• What is asked:
Quote the whole listing exactly. Leave the pictures out of your copy.

• Recorded data:
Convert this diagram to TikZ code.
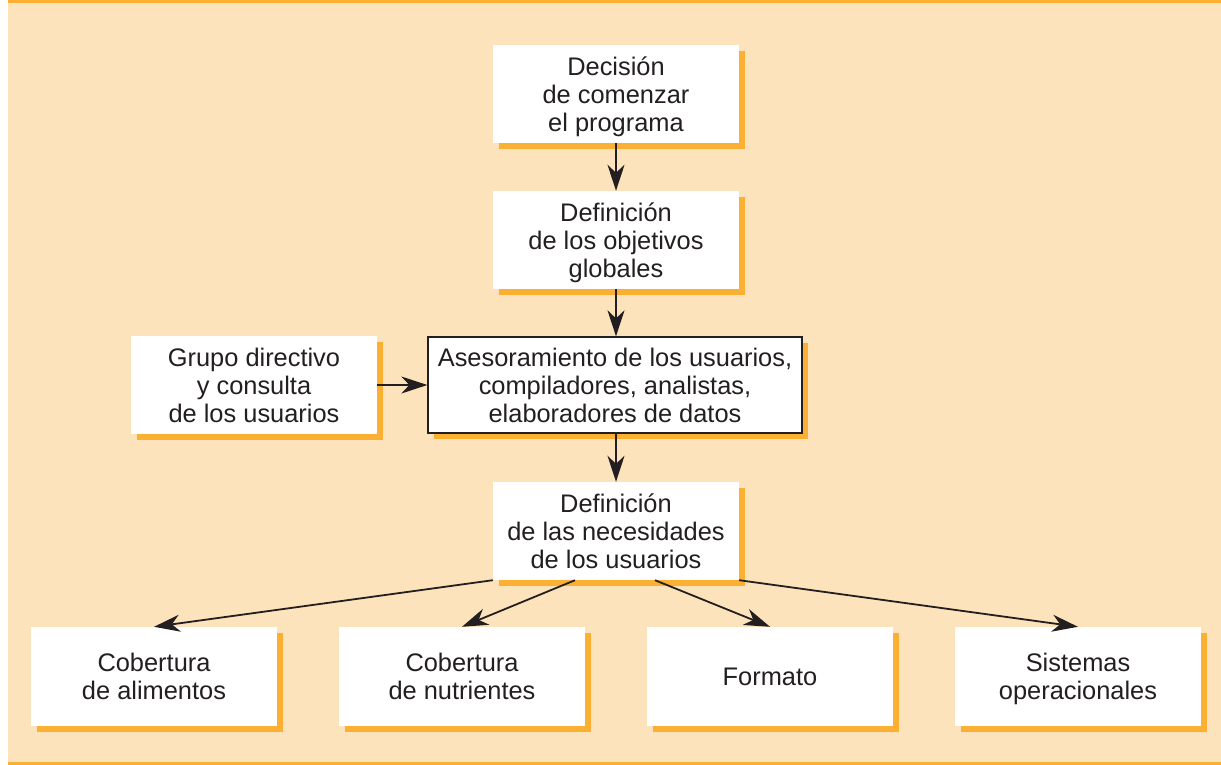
\documentclass[tikz,border=0pt]{standalone}
\usepackage{fontspec}
\setmainfont{Liberation Sans}
\usetikzlibrary{arrows.meta,shadows}
\definecolor{bgbeige}{HTML}{FDE3BC}
\definecolor{shadoworange}{HTML}{FBB034}
\definecolor{txt}{HTML}{231F20}
\tikzset{
  box/.style={fill=white, minimum width=246pt, minimum height=98pt, inner sep=0pt,
    align=center, text=txt, font=\fontsize{25.4}{28}\selectfont, text depth=0pt,
    drop shadow={shadow xshift=6pt, shadow yshift=-6pt, fill=shadoworange, opacity=1}},
  framedbox/.style={box, draw=txt, line width=1.3pt},
  arr/.style={draw=txt, line width=1.8pt, -{Stealth[length=26pt,width=17pt,inset=8pt]}}
}
\begin{document}
\begin{tikzpicture}[x=1pt,y=-1pt]
\useasboundingbox (0,0) rectangle (1221,765);
\fill[white] (0,0) rectangle (1221,765);
\fill[bgbeige] (8,3) rectangle (1221,762);
\fill[shadoworange] (8,0) rectangle (1221,3);
\fill[shadoworange] (8,762) rectangle (1221,765);

\node[box] (d1) at (616,94) {Decisión\\de comenzar\\el programa};
\node[box] (d2) at (616,240) {Definición\\de los objetivos\\globales};
\node[box] (g) at (254,385) {Grupo directivo\\y consulta\\de los usuarios};
\node[framedbox, minimum width=374pt, minimum height=96pt] (a) at (615,385) {Asesoramiento de los usuarios,\\compiladores, analistas,\\elaboradores de datos};
\node[box] (n) at (616,531) {Definición\\de las necesidades\\de los usuarios};
\node[box, minimum height=99pt] (b1) at (154,676.5) {Cobertura\\de alimentos};
\node[box, minimum height=99pt] (b2) at (462,676.5) {Cobertura\\de nutrientes};
\node[box, minimum height=99pt] (b3) at (770,676.5) {Formato};
\node[box, minimum height=99pt] (b4) at (1078,676.5) {Sistemas\\operacionales};

\draw[arr] (d1.south) -- (d2.north);
\draw[arr] (d2.south) -- (a.north -| d2.south);
\draw[arr] (g.east) -- (a.west);
\draw[arr] (a.south -| n.north) -- (n.north);
\draw[arr] (n.south west) -- (b1.north);
\draw[arr] ([xshift=-41pt]n.south) -- (b2.north);
\draw[arr] ([xshift=39pt]n.south) -- (b3.north);
\draw[arr] (n.south east) -- (b4.north);
\end{tikzpicture}
\end{document}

• Correct answer:
Convert this diagram to TikZ code.
\documentclass[tikz,border=0pt]{standalone}
\usepackage{fontspec}
\setmainfont{Liberation Sans}
\usetikzlibrary{arrows.meta,shadows}
\definecolor{bgbeige}{HTML}{FDE3BC}
\definecolor{shadoworange}{HTML}{FBB034}
\definecolor{txt}{HTML}{231F20}
\tikzset{
  box/.style={fill=white, minimum width=246pt, minimum height=98pt, inner sep=0pt,
    align=center, text=txt, font=\fontsize{25.4}{28}\selectfont, text depth=0pt,
    drop shadow={shadow xshift=6pt, shadow yshift=-6pt, fill=shadoworange, opacity=1}},
  framedbox/.style={box, draw=txt, line width=1.3pt},
  arr/.style={draw=txt, line width=1.8pt, -{Stealth[length=26pt,width=17pt,inset=8pt]}}
}
\begin{document}
\begin{tikzpicture}[x=1pt,y=-1pt]
\useasboundingbox (0,0) rectangle (1221,765);
\fill[white] (0,0) rectangle (1221,765);
\fill[bgbeige] (8,3) rectangle (1221,762);
\fill[shadoworange] (8,0) rectangle (1221,3);
\fill[shadoworange] (8,762) rectangle (1221,765);

\node[box] (d1) at (616,94) {Decisión\\de comenzar\\el programa};
\node[box] (d2) at (616,240) {Definición\\de los objetivos\\globales};
\node[box] (g) at (254,385) {Grupo directivo\\y consulta\\de los usuarios};
\node[framedbox, minimum width=374pt, minimum height=96pt] (a) at (615,385) {Asesoramiento de los usuarios,\\compiladores, analistas,\\elaboradores de datos};
\node[box] (n) at (616,531) {Definición\\de las necesidades\\de los usuarios};
\node[box, minimum height=99pt] (b1) at (154,676.5) {Cobertura\\de alimentos};
\node[box, minimum height=99pt] (b2) at (462,676.5) {Cobertura\\de nutrientes};
\node[box, minimum height=99pt] (b3) at (770,676.5) {Formato};
\node[box, minimum height=99pt] (b4) at (1078,676.5) {Sistemas\\operacionales};

\draw[arr] (d1.south) -- (d2.north);
\draw[arr] (d2.south) -- (a.north -| d2.south);
\draw[arr] (g.east) -- (a.west);
\draw[arr] (a.south -| n.north) -- (n.north);
\draw[arr] (n.south west) -- (b1.north);
\draw[arr] ([xshift=-41pt]n.south) -- (b2.north);
\draw[arr] ([xshift=39pt]n.south) -- (b3.north);
\draw[arr] (n.south east) -- (b4.north);
\end{tikzpicture}
\end{document}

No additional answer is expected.